GIVEN PROBLEM. The material below holds a span beginning at the line with "Convert this chart to Plotly.js code." and ending at the line with "0.96, 0.986, 1.0];". Quote that span exactly, both ends included, and only that span.

DATA.
■ ■ ■
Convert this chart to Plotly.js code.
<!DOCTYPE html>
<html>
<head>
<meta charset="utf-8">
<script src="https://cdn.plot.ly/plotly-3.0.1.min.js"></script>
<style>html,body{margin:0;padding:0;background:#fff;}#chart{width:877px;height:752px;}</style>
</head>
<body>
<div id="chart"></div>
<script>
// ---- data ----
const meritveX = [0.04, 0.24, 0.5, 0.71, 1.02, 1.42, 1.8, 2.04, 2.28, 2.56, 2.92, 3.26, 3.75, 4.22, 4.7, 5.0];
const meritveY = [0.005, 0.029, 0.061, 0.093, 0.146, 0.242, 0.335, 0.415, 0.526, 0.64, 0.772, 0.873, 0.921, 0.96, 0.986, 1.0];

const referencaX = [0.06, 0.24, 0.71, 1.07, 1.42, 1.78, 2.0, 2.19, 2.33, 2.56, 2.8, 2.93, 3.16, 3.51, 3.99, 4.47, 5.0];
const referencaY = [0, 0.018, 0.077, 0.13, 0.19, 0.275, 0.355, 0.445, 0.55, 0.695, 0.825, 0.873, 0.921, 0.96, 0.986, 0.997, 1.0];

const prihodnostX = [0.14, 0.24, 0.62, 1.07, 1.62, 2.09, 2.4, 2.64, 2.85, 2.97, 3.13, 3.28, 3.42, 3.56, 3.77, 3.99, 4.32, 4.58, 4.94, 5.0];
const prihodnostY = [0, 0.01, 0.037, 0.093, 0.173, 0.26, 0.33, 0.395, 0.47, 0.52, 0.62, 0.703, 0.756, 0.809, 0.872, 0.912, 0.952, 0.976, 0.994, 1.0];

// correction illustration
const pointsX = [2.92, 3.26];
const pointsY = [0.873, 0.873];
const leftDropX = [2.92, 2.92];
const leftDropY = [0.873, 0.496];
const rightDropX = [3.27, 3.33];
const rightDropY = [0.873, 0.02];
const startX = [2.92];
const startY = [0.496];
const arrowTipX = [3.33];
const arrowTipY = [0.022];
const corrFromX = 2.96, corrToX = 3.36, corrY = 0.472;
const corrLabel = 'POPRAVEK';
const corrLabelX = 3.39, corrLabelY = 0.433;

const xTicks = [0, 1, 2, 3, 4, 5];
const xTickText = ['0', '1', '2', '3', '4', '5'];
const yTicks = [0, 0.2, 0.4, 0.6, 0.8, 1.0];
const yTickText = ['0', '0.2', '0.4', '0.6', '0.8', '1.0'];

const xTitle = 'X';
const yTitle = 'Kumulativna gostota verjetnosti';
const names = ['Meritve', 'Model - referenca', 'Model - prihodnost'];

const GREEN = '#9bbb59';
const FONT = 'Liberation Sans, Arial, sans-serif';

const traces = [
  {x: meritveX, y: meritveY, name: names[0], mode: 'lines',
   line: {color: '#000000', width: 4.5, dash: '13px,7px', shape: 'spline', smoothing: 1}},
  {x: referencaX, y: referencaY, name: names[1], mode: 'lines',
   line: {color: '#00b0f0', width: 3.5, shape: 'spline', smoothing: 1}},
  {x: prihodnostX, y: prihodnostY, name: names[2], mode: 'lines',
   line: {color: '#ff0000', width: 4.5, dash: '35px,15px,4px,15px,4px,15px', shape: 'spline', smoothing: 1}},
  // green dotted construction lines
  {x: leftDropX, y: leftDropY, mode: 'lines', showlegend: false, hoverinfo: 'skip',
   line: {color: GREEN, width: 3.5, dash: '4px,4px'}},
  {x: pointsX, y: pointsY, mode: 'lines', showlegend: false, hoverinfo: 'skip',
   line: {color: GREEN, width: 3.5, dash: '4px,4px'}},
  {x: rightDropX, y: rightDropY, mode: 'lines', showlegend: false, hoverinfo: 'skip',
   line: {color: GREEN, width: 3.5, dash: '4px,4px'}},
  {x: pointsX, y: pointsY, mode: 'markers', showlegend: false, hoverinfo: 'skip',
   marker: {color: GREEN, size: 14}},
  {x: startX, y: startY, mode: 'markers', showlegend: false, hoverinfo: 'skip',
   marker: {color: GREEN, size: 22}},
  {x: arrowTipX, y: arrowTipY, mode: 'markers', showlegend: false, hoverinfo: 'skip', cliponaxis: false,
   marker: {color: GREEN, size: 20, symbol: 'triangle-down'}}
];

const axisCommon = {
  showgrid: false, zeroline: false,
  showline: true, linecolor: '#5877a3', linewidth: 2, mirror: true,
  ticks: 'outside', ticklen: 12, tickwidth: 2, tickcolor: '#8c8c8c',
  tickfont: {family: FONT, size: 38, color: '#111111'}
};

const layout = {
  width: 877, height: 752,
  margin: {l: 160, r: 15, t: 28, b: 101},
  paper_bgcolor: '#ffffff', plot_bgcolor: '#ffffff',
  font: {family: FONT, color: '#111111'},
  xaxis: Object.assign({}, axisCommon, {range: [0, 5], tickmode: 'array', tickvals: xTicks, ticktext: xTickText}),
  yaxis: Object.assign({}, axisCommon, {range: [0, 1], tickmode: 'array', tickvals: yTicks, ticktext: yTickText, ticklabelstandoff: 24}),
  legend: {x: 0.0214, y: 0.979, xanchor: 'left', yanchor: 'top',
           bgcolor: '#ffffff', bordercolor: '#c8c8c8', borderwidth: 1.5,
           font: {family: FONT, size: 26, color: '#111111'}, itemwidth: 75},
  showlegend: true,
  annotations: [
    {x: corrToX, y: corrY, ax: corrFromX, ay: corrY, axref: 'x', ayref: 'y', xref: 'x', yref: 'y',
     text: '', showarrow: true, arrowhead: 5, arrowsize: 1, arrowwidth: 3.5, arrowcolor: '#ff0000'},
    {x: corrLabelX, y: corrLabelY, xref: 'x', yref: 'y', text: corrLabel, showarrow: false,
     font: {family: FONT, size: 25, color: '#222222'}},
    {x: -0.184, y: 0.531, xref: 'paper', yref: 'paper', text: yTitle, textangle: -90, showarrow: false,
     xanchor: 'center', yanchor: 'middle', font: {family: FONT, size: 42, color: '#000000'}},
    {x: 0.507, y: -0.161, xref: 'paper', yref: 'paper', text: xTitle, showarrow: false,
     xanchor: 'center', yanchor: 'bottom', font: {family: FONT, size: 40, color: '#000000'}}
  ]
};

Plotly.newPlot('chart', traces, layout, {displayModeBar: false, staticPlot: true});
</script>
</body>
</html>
■ ■ ■
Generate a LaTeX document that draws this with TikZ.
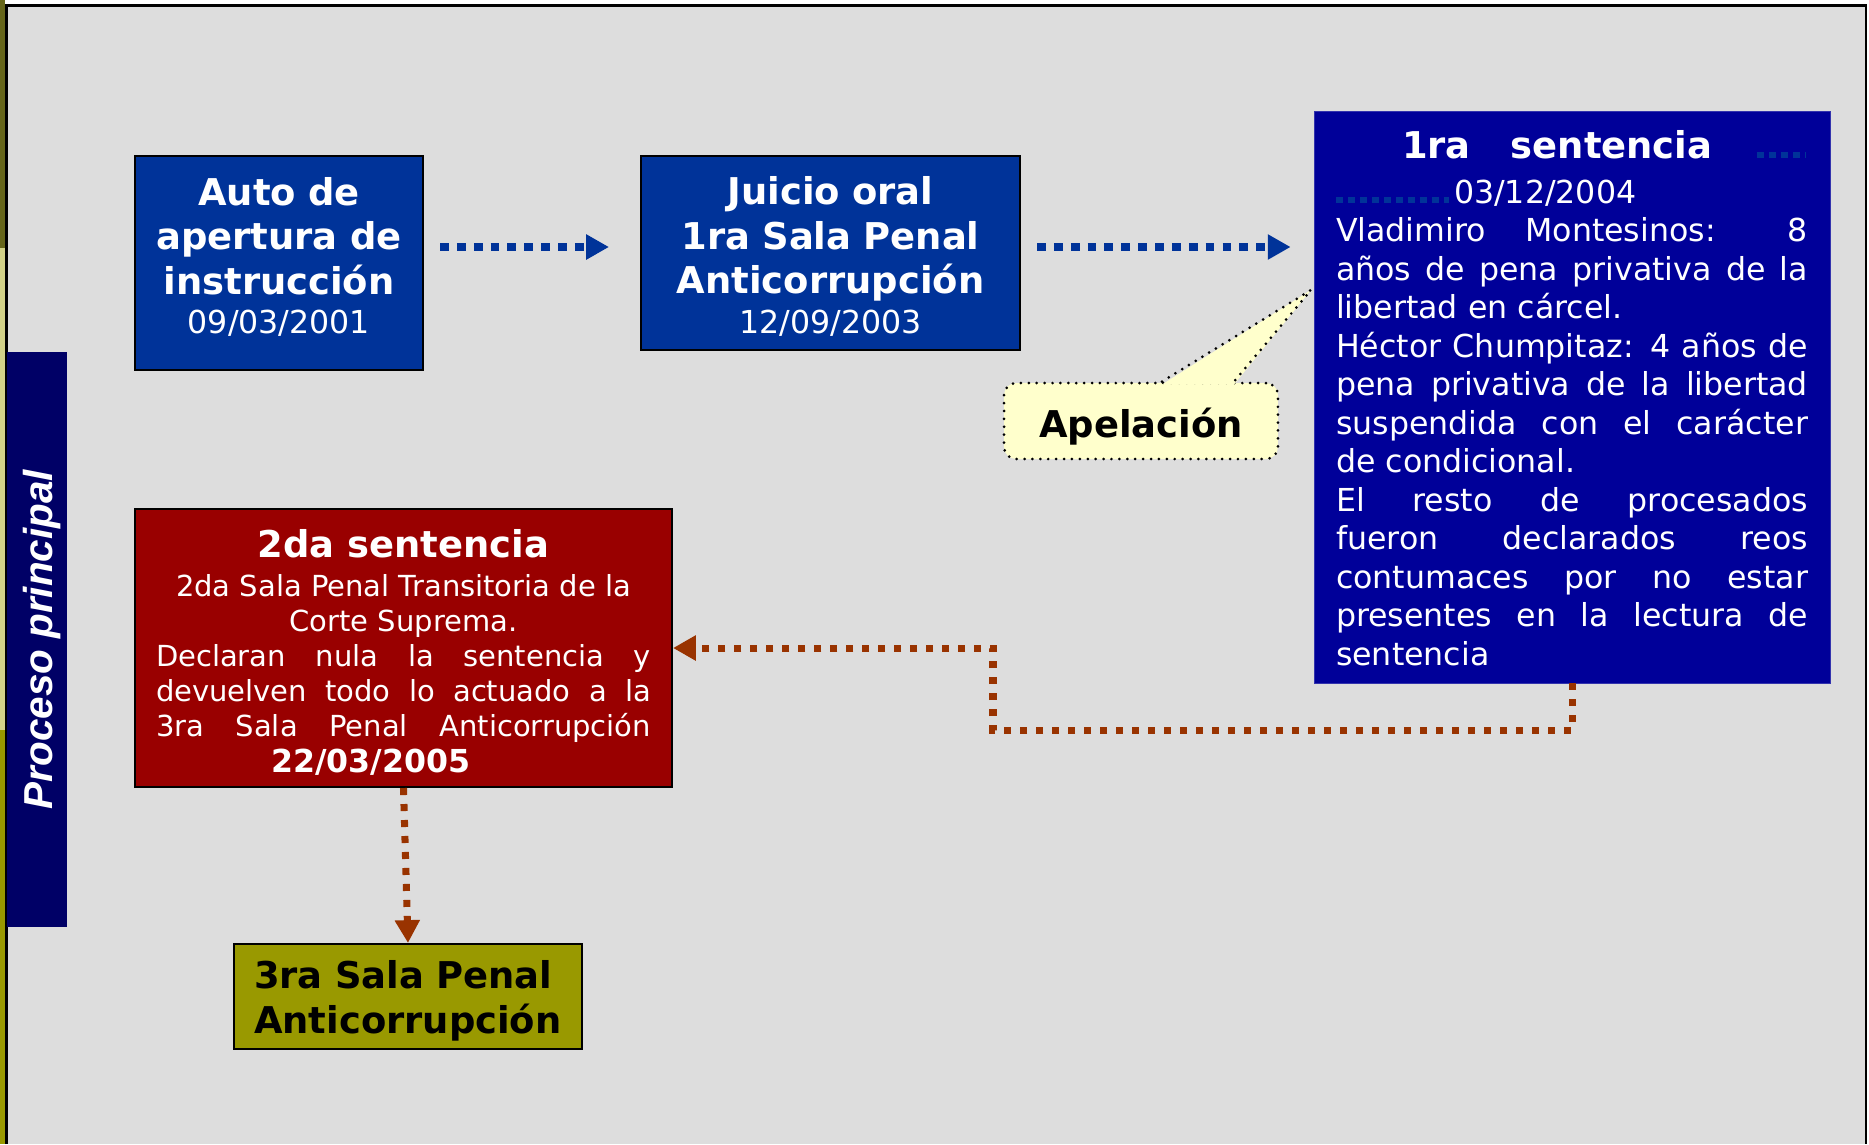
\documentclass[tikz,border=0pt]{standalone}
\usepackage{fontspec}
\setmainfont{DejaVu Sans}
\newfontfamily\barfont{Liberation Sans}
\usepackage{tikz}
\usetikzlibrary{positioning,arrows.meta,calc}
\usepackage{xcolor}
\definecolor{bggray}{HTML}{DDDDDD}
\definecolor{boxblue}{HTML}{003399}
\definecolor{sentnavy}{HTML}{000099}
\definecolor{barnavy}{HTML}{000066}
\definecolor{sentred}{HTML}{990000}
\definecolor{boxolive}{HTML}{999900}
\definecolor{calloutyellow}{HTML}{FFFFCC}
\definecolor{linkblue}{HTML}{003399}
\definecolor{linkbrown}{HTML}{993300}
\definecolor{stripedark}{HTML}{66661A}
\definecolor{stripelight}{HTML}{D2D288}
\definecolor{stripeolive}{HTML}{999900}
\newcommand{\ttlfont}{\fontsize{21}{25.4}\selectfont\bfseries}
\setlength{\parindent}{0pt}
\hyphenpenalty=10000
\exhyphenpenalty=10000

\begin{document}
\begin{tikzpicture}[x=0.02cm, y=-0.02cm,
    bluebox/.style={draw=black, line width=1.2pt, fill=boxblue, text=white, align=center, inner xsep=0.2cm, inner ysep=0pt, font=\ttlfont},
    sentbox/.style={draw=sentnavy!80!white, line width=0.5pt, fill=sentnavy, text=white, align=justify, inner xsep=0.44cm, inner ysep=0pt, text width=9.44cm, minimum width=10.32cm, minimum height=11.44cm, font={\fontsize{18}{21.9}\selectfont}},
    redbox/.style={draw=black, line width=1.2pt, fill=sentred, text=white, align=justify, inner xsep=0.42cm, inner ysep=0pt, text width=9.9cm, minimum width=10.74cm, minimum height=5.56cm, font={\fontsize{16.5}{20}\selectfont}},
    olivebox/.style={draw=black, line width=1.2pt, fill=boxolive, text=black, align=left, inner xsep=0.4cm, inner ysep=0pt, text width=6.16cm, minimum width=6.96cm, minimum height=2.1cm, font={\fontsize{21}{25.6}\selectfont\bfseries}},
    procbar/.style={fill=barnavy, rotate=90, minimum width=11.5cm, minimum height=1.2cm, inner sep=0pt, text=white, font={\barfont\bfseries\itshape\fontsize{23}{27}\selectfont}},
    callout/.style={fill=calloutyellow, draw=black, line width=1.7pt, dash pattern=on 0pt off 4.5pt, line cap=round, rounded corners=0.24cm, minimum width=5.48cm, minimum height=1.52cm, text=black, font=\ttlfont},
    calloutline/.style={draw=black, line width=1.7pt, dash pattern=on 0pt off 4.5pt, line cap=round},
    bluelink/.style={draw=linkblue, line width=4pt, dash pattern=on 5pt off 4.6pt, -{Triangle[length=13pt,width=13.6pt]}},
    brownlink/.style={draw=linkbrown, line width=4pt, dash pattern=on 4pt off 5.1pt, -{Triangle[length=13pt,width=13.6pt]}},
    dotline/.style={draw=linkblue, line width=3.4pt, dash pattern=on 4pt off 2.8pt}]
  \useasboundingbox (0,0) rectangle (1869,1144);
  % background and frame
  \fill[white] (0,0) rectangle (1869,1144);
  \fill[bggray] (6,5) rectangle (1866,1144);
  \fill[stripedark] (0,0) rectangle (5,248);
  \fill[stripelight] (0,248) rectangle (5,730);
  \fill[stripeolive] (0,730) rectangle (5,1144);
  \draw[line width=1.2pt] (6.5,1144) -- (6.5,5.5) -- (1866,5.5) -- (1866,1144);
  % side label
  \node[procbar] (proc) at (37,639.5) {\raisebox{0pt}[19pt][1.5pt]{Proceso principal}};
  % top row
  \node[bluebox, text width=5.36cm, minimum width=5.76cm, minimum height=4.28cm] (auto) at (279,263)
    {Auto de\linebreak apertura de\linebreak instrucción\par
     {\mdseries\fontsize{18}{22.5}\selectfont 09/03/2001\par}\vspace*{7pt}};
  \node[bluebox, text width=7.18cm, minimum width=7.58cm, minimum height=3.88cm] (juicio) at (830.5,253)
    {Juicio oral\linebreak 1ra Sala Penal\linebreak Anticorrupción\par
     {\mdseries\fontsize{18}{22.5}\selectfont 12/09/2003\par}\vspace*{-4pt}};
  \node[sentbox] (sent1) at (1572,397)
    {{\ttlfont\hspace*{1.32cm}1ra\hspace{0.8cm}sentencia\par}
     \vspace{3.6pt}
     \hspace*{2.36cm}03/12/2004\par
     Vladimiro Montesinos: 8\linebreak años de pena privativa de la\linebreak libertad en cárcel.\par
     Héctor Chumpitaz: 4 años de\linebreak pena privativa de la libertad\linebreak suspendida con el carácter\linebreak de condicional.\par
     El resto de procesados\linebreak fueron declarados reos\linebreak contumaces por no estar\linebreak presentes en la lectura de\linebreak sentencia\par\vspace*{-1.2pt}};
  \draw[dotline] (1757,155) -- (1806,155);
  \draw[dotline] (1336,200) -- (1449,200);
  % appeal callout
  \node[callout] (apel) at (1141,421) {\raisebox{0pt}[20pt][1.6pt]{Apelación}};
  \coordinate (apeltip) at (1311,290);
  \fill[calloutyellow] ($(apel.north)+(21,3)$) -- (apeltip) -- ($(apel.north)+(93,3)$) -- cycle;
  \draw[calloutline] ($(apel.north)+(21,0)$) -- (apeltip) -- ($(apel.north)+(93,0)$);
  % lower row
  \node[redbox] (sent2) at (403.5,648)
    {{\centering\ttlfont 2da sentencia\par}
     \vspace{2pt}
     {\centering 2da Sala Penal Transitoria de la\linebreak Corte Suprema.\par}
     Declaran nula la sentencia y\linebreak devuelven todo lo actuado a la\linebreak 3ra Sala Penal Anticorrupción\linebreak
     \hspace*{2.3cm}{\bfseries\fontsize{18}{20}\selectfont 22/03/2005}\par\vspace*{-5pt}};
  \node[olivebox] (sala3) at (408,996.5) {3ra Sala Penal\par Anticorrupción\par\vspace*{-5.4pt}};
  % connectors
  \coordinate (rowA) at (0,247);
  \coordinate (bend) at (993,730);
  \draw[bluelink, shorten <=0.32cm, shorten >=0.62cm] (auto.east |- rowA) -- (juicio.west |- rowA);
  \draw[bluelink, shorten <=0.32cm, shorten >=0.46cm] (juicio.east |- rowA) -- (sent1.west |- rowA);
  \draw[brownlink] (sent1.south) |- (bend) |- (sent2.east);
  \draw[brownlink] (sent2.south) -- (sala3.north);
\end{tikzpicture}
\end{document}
■ ■ ■
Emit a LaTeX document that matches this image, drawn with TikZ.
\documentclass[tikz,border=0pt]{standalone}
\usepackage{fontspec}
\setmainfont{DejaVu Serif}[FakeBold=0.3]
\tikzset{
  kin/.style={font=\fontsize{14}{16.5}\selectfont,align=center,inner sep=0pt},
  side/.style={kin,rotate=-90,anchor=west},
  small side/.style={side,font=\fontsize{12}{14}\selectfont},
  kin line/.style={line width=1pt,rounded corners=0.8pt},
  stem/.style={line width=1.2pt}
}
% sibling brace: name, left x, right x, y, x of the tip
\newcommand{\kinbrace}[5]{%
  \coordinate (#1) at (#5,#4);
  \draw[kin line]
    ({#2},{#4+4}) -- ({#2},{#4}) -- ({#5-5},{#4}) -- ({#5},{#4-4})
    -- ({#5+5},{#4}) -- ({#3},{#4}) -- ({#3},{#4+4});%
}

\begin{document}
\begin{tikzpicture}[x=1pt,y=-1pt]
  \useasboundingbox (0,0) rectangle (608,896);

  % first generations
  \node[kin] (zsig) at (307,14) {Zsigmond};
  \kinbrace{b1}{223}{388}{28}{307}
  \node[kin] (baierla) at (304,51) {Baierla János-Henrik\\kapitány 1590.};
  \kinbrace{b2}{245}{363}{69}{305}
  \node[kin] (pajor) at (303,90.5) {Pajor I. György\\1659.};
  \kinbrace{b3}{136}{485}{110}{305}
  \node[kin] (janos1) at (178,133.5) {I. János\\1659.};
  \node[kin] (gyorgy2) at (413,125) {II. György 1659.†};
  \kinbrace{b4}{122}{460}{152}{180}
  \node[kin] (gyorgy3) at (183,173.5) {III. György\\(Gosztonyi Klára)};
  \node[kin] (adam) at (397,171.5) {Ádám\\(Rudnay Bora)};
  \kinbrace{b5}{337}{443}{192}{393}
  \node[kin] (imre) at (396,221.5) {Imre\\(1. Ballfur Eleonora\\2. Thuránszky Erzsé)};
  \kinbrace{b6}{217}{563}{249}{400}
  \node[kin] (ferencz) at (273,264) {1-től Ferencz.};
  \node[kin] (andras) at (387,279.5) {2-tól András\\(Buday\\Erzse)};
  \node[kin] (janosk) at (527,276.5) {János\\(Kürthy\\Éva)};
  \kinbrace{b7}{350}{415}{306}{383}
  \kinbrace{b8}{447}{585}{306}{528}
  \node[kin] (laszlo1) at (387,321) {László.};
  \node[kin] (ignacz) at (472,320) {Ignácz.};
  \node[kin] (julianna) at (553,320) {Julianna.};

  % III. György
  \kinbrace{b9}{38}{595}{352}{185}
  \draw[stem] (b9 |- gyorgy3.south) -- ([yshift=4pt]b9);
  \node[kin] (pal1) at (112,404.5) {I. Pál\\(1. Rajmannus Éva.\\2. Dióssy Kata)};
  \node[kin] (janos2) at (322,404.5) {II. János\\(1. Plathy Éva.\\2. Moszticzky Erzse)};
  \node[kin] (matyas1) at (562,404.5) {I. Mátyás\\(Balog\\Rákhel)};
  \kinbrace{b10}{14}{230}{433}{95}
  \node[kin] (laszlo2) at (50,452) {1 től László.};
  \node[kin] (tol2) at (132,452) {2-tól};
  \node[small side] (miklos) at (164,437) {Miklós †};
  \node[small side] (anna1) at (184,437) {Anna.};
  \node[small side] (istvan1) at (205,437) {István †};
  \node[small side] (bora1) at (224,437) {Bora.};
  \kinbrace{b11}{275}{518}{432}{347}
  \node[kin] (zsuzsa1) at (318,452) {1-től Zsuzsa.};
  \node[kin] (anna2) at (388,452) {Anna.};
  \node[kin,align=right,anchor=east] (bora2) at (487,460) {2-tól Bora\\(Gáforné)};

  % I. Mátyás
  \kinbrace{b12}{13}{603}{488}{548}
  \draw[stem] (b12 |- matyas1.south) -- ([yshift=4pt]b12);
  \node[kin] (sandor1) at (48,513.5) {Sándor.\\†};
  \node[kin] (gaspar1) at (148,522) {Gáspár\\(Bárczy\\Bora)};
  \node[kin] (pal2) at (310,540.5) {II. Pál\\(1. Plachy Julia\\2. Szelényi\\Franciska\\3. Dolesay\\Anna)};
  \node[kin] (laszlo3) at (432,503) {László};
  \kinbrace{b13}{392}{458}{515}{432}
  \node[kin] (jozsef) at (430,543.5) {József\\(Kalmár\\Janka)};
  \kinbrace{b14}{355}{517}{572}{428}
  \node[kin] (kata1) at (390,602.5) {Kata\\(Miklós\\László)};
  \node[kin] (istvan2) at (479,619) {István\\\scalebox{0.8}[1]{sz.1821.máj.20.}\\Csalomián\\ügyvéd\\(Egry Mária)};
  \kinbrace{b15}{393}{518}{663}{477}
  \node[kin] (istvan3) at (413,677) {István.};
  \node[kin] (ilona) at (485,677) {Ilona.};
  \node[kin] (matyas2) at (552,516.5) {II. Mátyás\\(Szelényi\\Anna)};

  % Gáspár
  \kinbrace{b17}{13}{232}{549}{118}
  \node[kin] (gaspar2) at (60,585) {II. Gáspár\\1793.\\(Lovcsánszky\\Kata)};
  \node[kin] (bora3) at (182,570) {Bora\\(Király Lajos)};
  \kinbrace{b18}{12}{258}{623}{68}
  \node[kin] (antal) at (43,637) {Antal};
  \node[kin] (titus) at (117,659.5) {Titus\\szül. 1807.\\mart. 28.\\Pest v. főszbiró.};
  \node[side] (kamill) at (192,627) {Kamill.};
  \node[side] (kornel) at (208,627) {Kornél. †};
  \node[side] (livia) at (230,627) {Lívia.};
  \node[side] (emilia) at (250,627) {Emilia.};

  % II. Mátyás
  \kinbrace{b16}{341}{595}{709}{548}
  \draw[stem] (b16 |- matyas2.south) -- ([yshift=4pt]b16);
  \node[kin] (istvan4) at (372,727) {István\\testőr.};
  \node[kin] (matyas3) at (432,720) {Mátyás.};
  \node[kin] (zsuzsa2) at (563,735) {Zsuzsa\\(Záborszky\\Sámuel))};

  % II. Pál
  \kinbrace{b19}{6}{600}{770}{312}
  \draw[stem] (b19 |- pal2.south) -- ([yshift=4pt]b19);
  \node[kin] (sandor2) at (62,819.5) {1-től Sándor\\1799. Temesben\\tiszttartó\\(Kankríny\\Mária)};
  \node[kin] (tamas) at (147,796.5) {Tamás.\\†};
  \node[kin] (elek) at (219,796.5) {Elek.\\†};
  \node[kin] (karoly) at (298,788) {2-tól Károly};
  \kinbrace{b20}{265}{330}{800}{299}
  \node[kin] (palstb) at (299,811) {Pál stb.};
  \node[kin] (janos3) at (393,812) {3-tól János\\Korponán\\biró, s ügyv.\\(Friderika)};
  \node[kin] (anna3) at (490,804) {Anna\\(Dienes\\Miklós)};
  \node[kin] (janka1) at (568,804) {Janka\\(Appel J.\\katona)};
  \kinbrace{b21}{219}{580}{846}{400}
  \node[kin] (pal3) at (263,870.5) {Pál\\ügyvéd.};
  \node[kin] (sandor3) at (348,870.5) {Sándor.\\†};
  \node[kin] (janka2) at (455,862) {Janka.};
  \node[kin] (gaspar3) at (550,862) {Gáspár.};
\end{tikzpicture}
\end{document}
■ ■ ■
FINISHED EXERCISE.
Convert this chart to Plotly.js code.
<!DOCTYPE html>
<html>
<head>
<meta charset="utf-8">
<script src="https://cdn.plot.ly/plotly-3.0.1.min.js"></script>
<style>html,body{margin:0;padding:0;background:#fff;}#chart{width:877px;height:752px;}</style>
</head>
<body>
<div id="chart"></div>
<script>
// ---- data ----
const meritveX = [0.04, 0.24, 0.5, 0.71, 1.02, 1.42, 1.8, 2.04, 2.28, 2.56, 2.92, 3.26, 3.75, 4.22, 4.7, 5.0];
const meritveY = [0.005, 0.029, 0.061, 0.093, 0.146, 0.242, 0.335, 0.415, 0.526, 0.64, 0.772, 0.873, 0.921, 0.96, 0.986, 1.0];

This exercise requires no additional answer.